The U.S. Advanced Battery Consortium, a developer of electrochemical energy storage technologies operating under the FreedomCAR and Fuel Partnership of the U.S. Council for Automotive Research, awarded a 24-month contract to a joint venture run by Johnson Controls and Saft.
The contract, the dollar value of which was undisclosed, represents the culmination of development work begun with twin 2004 USABC contracts to both companies. The Johnson Controls-Saft advanced power solutions venture, formed in January, combines development teams within existing locations to develop state-of-the-art manufacturing sites based on market demand.
Current generation HEVs rely on nickel-metal-hydride batteries. Within the next several years, industry leaders predict, lithium ion batteries are likely to become the preferred choice due to their advantages in size, weight, and power-storage capacity.
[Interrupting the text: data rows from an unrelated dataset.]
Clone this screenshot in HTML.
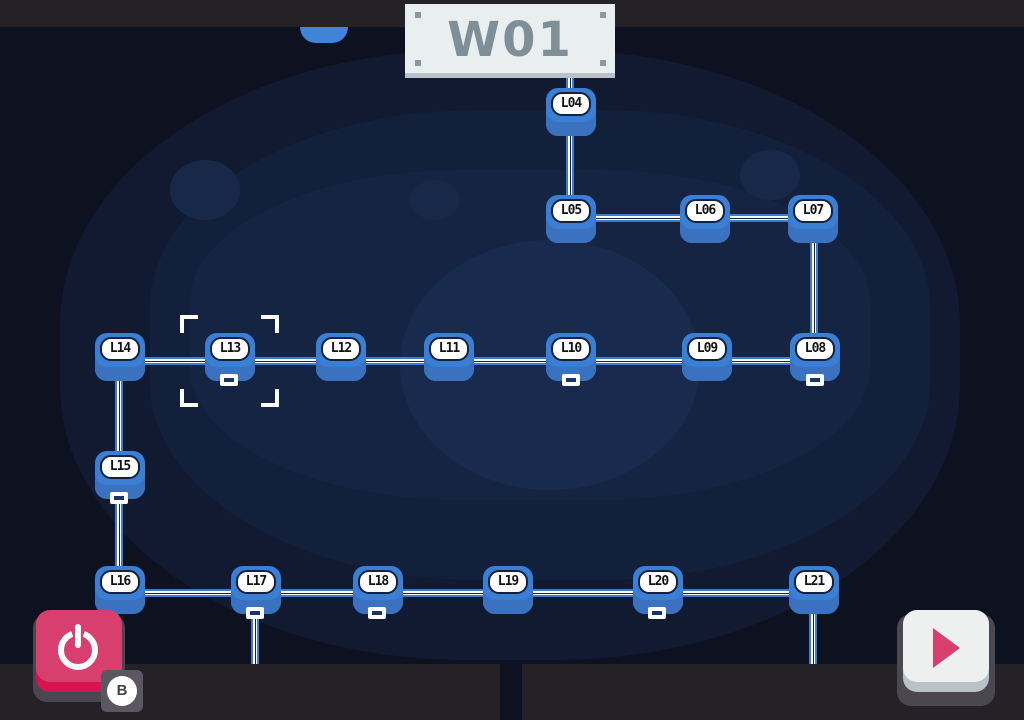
<!DOCTYPE html><html><head><style>
body{margin:0;width:1024px;height:720px;overflow:hidden;background:#0e1120;position:relative;font-family:"DejaVu Sans Mono","Liberation Mono",monospace}
.a{position:absolute}
.blob{position:absolute;border-radius:50%;background:#15223d}
.h{position:absolute;height:8px;background:#3d7bd0;}
.h::before{content:"";position:absolute;left:0;right:0;top:2px;height:4px;background:#fff}
.h::after{content:"";position:absolute;left:0;right:0;top:3.5px;height:1px;background:#14213f}
.v{position:absolute;width:8px;background:#3d7bd0}
.v::before{content:"";position:absolute;top:0;bottom:0;left:2px;width:4px;background:#fff}
.v::after{content:"";position:absolute;top:0;bottom:0;left:3.5px;width:1px;background:#14213f}
.n{position:absolute;width:50px;height:48px;margin-left:-25px;margin-top:-4px;background:#3b7fd4;border-radius:12px;box-shadow:inset 0 -14px 0 #3a72c0}
.n span{position:absolute;left:5px;top:4px;width:36px;height:20px;background:#fff;border:2px solid #14213f;border-radius:11px;font-size:13px;font-weight:bold;color:#111;text-align:center;line-height:20px;letter-spacing:-1px}
.m{position:absolute;width:18px;height:12px;margin-left:-9px;background:#fff;border-radius:2px}
.m::after{content:"";position:absolute;left:4px;top:4px;width:10px;height:4px;background:#1d3566}
.br{position:absolute;width:14px;height:14px;border-color:#fff;border-style:solid;border-width:0}
</style></head><body>
<div class="blob" style="left:60px;top:50px;width:900px;height:610px;background:#111a30;border-radius:45%"></div>
<div class="blob" style="left:150px;top:110px;width:780px;height:470px;background:#13203b;border-radius:42%"></div>
<div class="blob" style="left:190px;top:170px;width:680px;height:330px;background:#152443;border-radius:40%"></div>
<div class="blob" style="left:400px;top:240px;width:300px;height:250px;background:#182a4e"></div>
<div class="blob" style="left:170px;top:160px;width:70px;height:60px;background:#182848"></div>
<div class="blob" style="left:740px;top:150px;width:60px;height:50px;background:#182848"></div>
<div class="blob" style="left:410px;top:180px;width:50px;height:40px;background:#182848"></div>
<div class="a" style="left:0;top:0;width:1024px;height:27px;background:#242226"></div>
<div class="a" style="left:300px;top:27px;width:48px;height:16px;background:#3f84d8;border-radius:0 0 24px 24px"></div>
<div class="v" style="left:566px;top:76px;height:140px"></div>
<div class="h" style="left:570px;top:214px;width:244px"></div>
<div class="v" style="left:810px;top:214px;height:146px"></div>
<div class="h" style="left:119px;top:357px;width:695px"></div>
<div class="v" style="left:115px;top:357px;height:233px"></div>
<div class="h" style="left:119px;top:589px;width:694px"></div>
<div class="v" style="left:251px;top:589px;height:80px"></div>
<div class="v" style="left:809px;top:589px;height:80px"></div>
<div class="a" style="left:405px;top:4px;width:210px;height:69px;background:#e9eeee;border-bottom:5px solid #b7c3c8"></div>
<div class="a" style="left:405px;top:12px;width:210px;text-align:center;font:bold 48px 'DejaVu Sans',sans-serif;color:#7f8f98;letter-spacing:2px">W01</div>
<div class="a" style="left:415px;top:12px;width:6px;height:6px;background:#8a9aa2"></div>
<div class="a" style="left:600px;top:12px;width:6px;height:6px;background:#8a9aa2"></div>
<div class="a" style="left:415px;top:60px;width:6px;height:6px;background:#8a9aa2"></div>
<div class="a" style="left:600px;top:60px;width:6px;height:6px;background:#8a9aa2"></div>
<div class="n" style="left:571px;top:92px"><span>L04</span></div>
<div class="n" style="left:571px;top:199px"><span>L05</span></div>
<div class="n" style="left:705px;top:199px"><span>L06</span></div>
<div class="n" style="left:813px;top:199px"><span>L07</span></div>
<div class="n" style="left:815px;top:337px"><span>L08</span></div>
<div class="n" style="left:707px;top:337px"><span>L09</span></div>
<div class="n" style="left:571px;top:337px"><span>L10</span></div>
<div class="n" style="left:449px;top:337px"><span>L11</span></div>
<div class="n" style="left:341px;top:337px"><span>L12</span></div>
<div class="n" style="left:230px;top:337px"><span>L13</span></div>
<div class="n" style="left:120px;top:337px"><span>L14</span></div>
<div class="n" style="left:120px;top:455px"><span>L15</span></div>
<div class="n" style="left:120px;top:570px"><span>L16</span></div>
<div class="n" style="left:256px;top:570px"><span>L17</span></div>
<div class="n" style="left:378px;top:570px"><span>L18</span></div>
<div class="n" style="left:508px;top:570px"><span>L19</span></div>
<div class="n" style="left:658px;top:570px"><span>L20</span></div>
<div class="n" style="left:814px;top:570px"><span>L21</span></div>
<div class="m" style="left:229px;top:374px"></div>
<div class="m" style="left:571px;top:374px"></div>
<div class="m" style="left:815px;top:374px"></div>
<div class="m" style="left:119px;top:492px"></div>
<div class="m" style="left:255px;top:607px"></div>
<div class="m" style="left:377px;top:607px"></div>
<div class="m" style="left:657px;top:607px"></div>
<div class="br" style="left:180px;top:315px;border-left-width:4px;border-top-width:4px"></div>
<div class="br" style="left:261px;top:315px;border-right-width:4px;border-top-width:4px"></div>
<div class="br" style="left:180px;top:389px;border-left-width:4px;border-bottom-width:4px"></div>
<div class="br" style="left:261px;top:389px;border-right-width:4px;border-bottom-width:4px"></div>
<div class="a" style="left:0;top:664px;width:500px;height:56px;background:#242226"></div>
<div class="a" style="left:522px;top:664px;width:502px;height:56px;background:#242226"></div>
<div class="a" style="left:33px;top:614px;width:92px;height:88px;background:#4a4750;border-radius:14px"></div>
<div class="a" style="left:36px;top:612px;width:86px;height:80px;background:#d8134f;border-radius:14px"></div>
<div class="a" style="left:36px;top:610px;width:86px;height:72px;background:#d83f6e;border-radius:14px"></div>
<div class="a" style="left:58px;top:630px;width:40px;height:40px;border:6px solid #fff;border-radius:50%;box-sizing:border-box;clip-path:polygon(0 0,32% 0,50% 50%,68% 0,100% 0,100% 100%,0 100%)"></div>
<div class="a" style="left:75px;top:624px;width:6px;height:24px;background:#fff;border-radius:3px"></div>
<div class="a" style="left:101px;top:670px;width:42px;height:42px;background:#5a5760;border-radius:6px"></div>
<div class="a" style="left:107px;top:676px;width:30px;height:30px;background:#fff;border-radius:50%;text-align:center;font:bold 15px 'Liberation Sans',sans-serif;line-height:30px;color:#444">B</div>
<div class="a" style="left:897px;top:614px;width:98px;height:92px;background:#4a4750;border-radius:14px"></div>
<div class="a" style="left:903px;top:612px;width:86px;height:80px;background:#b9c2c6;border-radius:14px"></div>
<div class="a" style="left:903px;top:610px;width:86px;height:72px;background:#eef0f0;border-radius:14px"></div>
<div class="a" style="left:933px;top:628px;width:0;height:0;border-left:27px solid #d83f6e;border-top:20px solid transparent;border-bottom:20px solid transparent"></div>
</body></html>
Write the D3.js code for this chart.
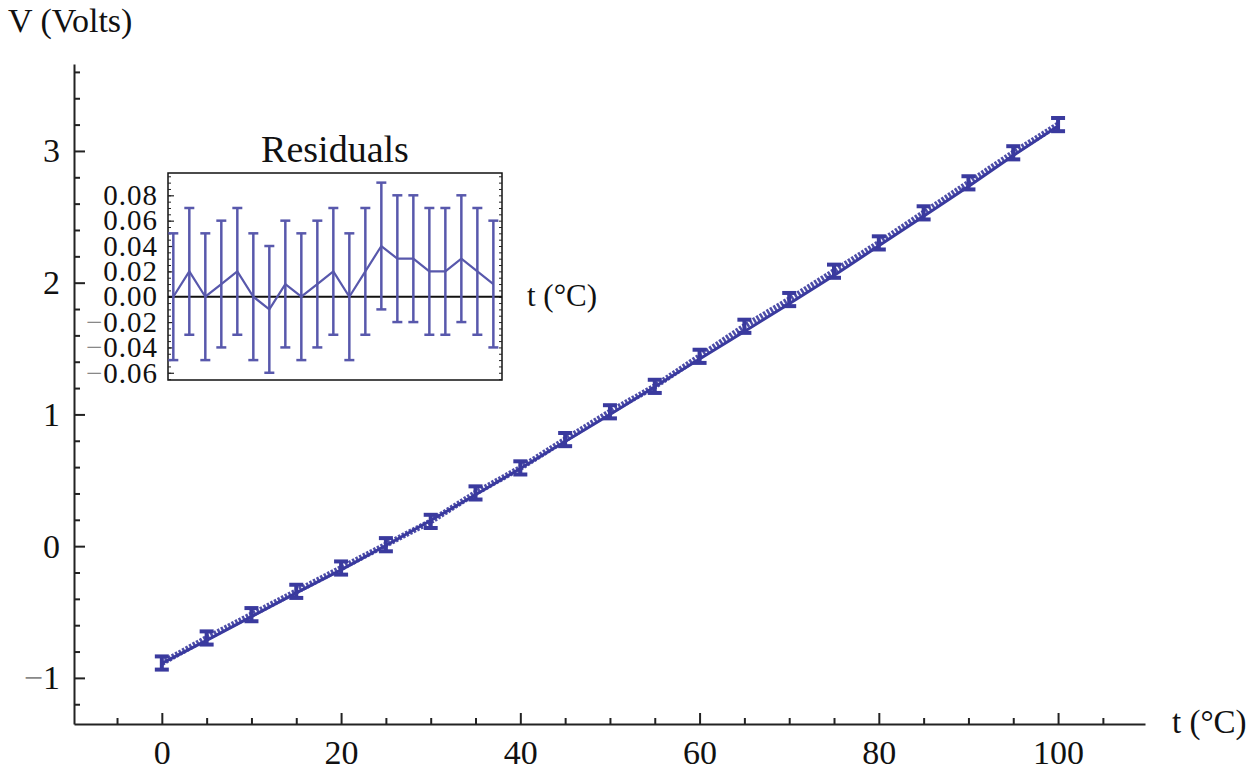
<!DOCTYPE html>
<html>
<head>
<meta charset="utf-8">
<script src="https://cdn.jsdelivr.net/npm/d3@7"></script>
<style>
  body { margin: 0; background: #fff; }
  svg { font-family: "Liberation Serif", "Times New Roman", serif; }
  .axis path, .axis line { stroke: #222; }
</style>
</head>
<body>
<div id="chart"></div>
<script>
//Data
var temps = [0, 5, 10, 15, 20, 25, 30, 35, 40, 45, 50, 55, 60, 65, 70, 75, 80, 85, 90, 95, 100];
var volts = [-0.887, -0.697, -0.520, -0.343, -0.166, 0.011, 0.188, 0.404, 0.594, 0.809, 1.020,
             1.213, 1.441, 1.669, 1.872, 2.087, 2.302, 2.530, 2.758, 2.986, 3.200];
var voltErr = [0.05, 0.05, 0.05, 0.05, 0.05, 0.05, 0.05, 0.05, 0.05, 0.05, 0.05,
               0.05, 0.05, 0.05, 0.05, 0.05, 0.05, 0.05, 0.05, 0.05, 0.05];
var fitVolts = [-0.89, -0.715, -0.535, -0.355, -0.18, 0.005, 0.195, 0.39, 0.59, 0.795, 1.0,
                1.21, 1.42, 1.63, 1.84, 2.055, 2.28, 2.505, 2.73, 2.965, 3.19];
var residuals = [0, 0.02, 0, 0.01, 0.02, 0, -0.01, 0.01, 0, 0.01, 0.02,
                 0, 0.02, 0.04, 0.03, 0.03, 0.02, 0.02, 0.03, 0.02, 0.01];

var xMajor = [0, 20, 40, 60, 80, 100];
var xMinor = [-5, 5, 10, 15, 25, 30, 35, 45, 50, 55, 65, 70, 75, 85, 90, 95, 105];
var yMajor = [-1, 0, 1, 2, 3];
var yMinor = [-1.2, -0.8, -0.6, -0.4, -0.2, 0.2, 0.4, 0.6, 0.8, 1.2, 1.4, 1.6, 1.8,
              2.2, 2.4, 2.6, 2.8, 3.2, 3.4, 3.6];
var resMajor = [-0.06, -0.04, -0.02, 0, 0.02, 0.04, 0.06, 0.08];

var W = 1251, H = 772;
var blue = "rgb(58,58,158)", lightBlue = "rgb(88,88,172)";

//Scales (absolute page coordinates)
var xScale = d3.scaleLinear().domain([-9.8, 109.7]).range([74, 1145]);
var yScale = d3.scaleLinear().domain([-1.35, 3.66]).range([724, 64]);

var svg = d3.select("#chart").append("svg")
	.attr("width", W).attr("height", H);

//Helper: minus sign drawn gray like the original
function signedLabel(sel, fmt) {
	sel.each(function(d) {
		var t = d3.select(this).text("");
		if (d < 0) t.append("tspan").attr("fill", "#888").text("\u2212");
		t.append("tspan").text(fmt(Math.abs(d)));
	});
}

//Main axes
var xAxisG = svg.append("g").attr("class", "axis")
	.attr("transform", "translate(0," + yScale(-1.35) + ")");
xAxisG.call(d3.axisBottom(xScale).tickValues(xMinor).tickSize(-6).tickSizeOuter(0).tickFormat(""));
var xMajG = xAxisG.append("g")
	.call(d3.axisBottom(xScale).tickValues(xMajor).tickSize(-11).tickSizeOuter(0).tickPadding(16));
xMajG.select(".domain").remove();
xAxisG.selectAll("path, line").attr("stroke-width", 2);
xMajG.selectAll("text").attr("font-size", 34).attr("fill", "#111")
	.attr("font-family", "Liberation Serif");

var yAxisG = svg.append("g").attr("class", "axis")
	.attr("transform", "translate(" + xScale(-9.8) + ",0)");
yAxisG.call(d3.axisLeft(yScale).tickValues(yMinor).tickSize(-6).tickSizeOuter(0).tickFormat(""));
var yMajG = yAxisG.append("g")
	.call(d3.axisLeft(yScale).tickValues(yMajor).tickSize(-11).tickSizeOuter(0).tickPadding(14));
yMajG.select(".domain").remove();
yAxisG.selectAll("path, line").attr("stroke-width", 2);
yMajG.selectAll("text").attr("font-size", 34).attr("fill", "#111")
	.attr("font-family", "Liberation Serif")
	.call(signedLabel, d3.format("d"));

svg.append("text").attr("x", 8).attr("y", 32).attr("font-size", 34).attr("fill", "#111")
	.text("V (Volts)");
svg.append("text").attr("x", 1172).attr("y", 733).attr("font-size", 33).attr("fill", "#111")
	.text("t (\u00b0C)");

//Main data
var pts = temps.map(function(t, i) { return {t: t, v: volts[i], e: voltErr[i], f: fitVolts[i]}; });

var fitLine = d3.line().x(function(d) { return xScale(d.t); }).y(function(d) { return yScale(d.f); });
var dataLine = d3.line().x(function(d) { return xScale(d.t); }).y(function(d) { return yScale(d.v); });

svg.append("path").datum(pts).attr("d", fitLine)
	.attr("fill", "none").attr("stroke", blue).attr("stroke-width", 3);
svg.append("path").datum(pts).attr("d", dataLine)
	.attr("fill", "none").attr("stroke", blue).attr("stroke-width", 6)
	.attr("stroke-dasharray", "2.5,1.5").attr("opacity", 0.9);

var bars = svg.append("g").attr("stroke", blue).attr("stroke-width", 4);
pts.forEach(function(d) {
	var x = xScale(d.t), y0 = yScale(d.v - d.e), y1 = yScale(d.v + d.e);
	bars.append("line").attr("x1", x).attr("x2", x).attr("y1", y0).attr("y2", y1);
	bars.append("line").attr("x1", x - 7).attr("x2", x + 7).attr("y1", y0).attr("y2", y0);
	bars.append("line").attr("x1", x - 7).attr("x2", x + 7).attr("y1", y1).attr("y2", y1);
});

//Residuals inset
var rx = d3.scaleLinear().domain([-1.66, 102.7]).range([168, 502]);
var ry = d3.scaleLinear().domain([-0.0657, 0.0976]).range([380, 173]);

var inset = svg.append("g");
inset.append("rect").attr("x", 168).attr("y", 173).attr("width", 334).attr("height", 207)
	.attr("fill", "#fff").attr("stroke", "#111").attr("stroke-width", 1.5);

var resMinor = d3.range(-13, 20).map(function(k) { return k * 0.005; });
["left", "right"].forEach(function(side) {
	var g = inset.append("g").attr("class", "axis")
		.attr("transform", "translate(" + (side == "left" ? 168 : 502) + ",0)");
	var ax = side == "left" ? d3.axisLeft(ry) : d3.axisRight(ry);
	g.call(ax.tickValues(resMinor).tickSize(-3).tickSizeOuter(0).tickFormat(""));
	g.select(".domain").remove();
	g.selectAll("line").attr("stroke-width", 1);
});

var resAxis = inset.append("g").attr("class", "axis").attr("transform", "translate(168,0)")
	.call(d3.axisLeft(ry).tickValues(resMajor).tickSize(-6).tickSizeOuter(0).tickPadding(10));
resAxis.select(".domain").remove();
resAxis.selectAll("line").attr("stroke-width", 1.2);
resAxis.selectAll("text").attr("font-size", 29).attr("letter-spacing", 1).attr("fill", "#111")
	.attr("font-family", "Liberation Serif")
	.call(signedLabel, d3.format(".2f"));

inset.append("line").attr("x1", 168).attr("x2", 502).attr("y1", ry(0)).attr("y2", ry(0))
	.attr("stroke", "#111").attr("stroke-width", 2);

var res = temps.map(function(t, i) { return {t: t, r: residuals[i], e: voltErr[i]}; });
inset.append("path").datum(res)
	.attr("d", d3.line().x(function(d) { return rx(d.t); }).y(function(d) { return ry(d.r); }))
	.attr("fill", "none").attr("stroke", lightBlue).attr("stroke-width", 2.2);

var rbars = inset.append("g").attr("stroke", lightBlue).attr("stroke-width", 2.5);
res.forEach(function(d) {
	var x = rx(d.t), y0 = ry(d.r - d.e), y1 = ry(d.r + d.e);
	rbars.append("line").attr("x1", x).attr("x2", x).attr("y1", y0).attr("y2", y1);
	rbars.append("line").attr("x1", x - 5).attr("x2", x + 5).attr("y1", y0).attr("y2", y0);
	rbars.append("line").attr("x1", x - 5).attr("x2", x + 5).attr("y1", y1).attr("y2", y1);
});

inset.append("text").attr("x", 335).attr("y", 162).attr("text-anchor", "middle")
	.attr("font-size", 38).attr("fill", "#111").text("Residuals");
inset.append("text").attr("x", 527).attr("y", 306)
	.attr("font-size", 31).attr("fill", "#111").text("t (\u00b0C)");
</script>
</body>
</html>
“The project reinforces our commitment to creating advanced-chemistry battery systems for tomorrow’s HEVs, and delivering sustained market and technology leadership,” said Alan Mumby, vice president and general manager of Johnson Controls’ hybrid battery business and leader of the joint venture. “Our priorities are to work on cell performance, systems development, and cost reduction for lithium-ion technology.”
All batteries are designed to operate at ambient temperature, or the prevailing environmental conditions, and will lose power and capacity as temperature decreases, explained Karen Bauer, strategic planning director for Johnson Controls.
“Li-Ion batteries are not unique in this regard,” Bauer said.
To improve battery performance, JCS scientists will optimize cell chemistry to accommodate a two-pronged technical challenge: ensuring that power and capacity loss return to normal levels as temperatures increase and reducing the impact of cold temperature operation on battery life.
“To be clear, the challenge is really around extreme cold – something like -25 Celsius – not just Wisconsin winter cold,” Bauer added.
To achieve battery system cost reduction, JCS will focus on materials optimization, manufacturing efficiencies, and scale. The advanced battery hybrid systems team, located at Johnson Controls’ headquarters in Milwaukee, will direct the technology development program. Cell development efforts will be supported by joint facilities in the United States and Europe.
USABC will reimburse JCS for 50 percent of all expenses incurred to execute the contract. While USABC is the contracting agency, the monies to pay USABC’s cost share are provided by the U.S. Department of Energy.
USCAR is an umbrella organization formed by DaimlerChrysler, Ford, and General Motors to strengthen the technology base of the domestic auto industry through cooperative research in partnership with government agencies such as the U.S. Department of Energy.
FreedomCAR is an industry-government research initiative focused on collaborative research in freeing the nation’s personal transportation system from petroleum dependence.
Johnson Controls is a building efficiency and power solutions company with approximately 136,000 employees in more than 1,000 locations worldwide.
Saft is a high-tech battery manufacturer with approximately 3,800 employees and 18 manufacturing sites worldwide.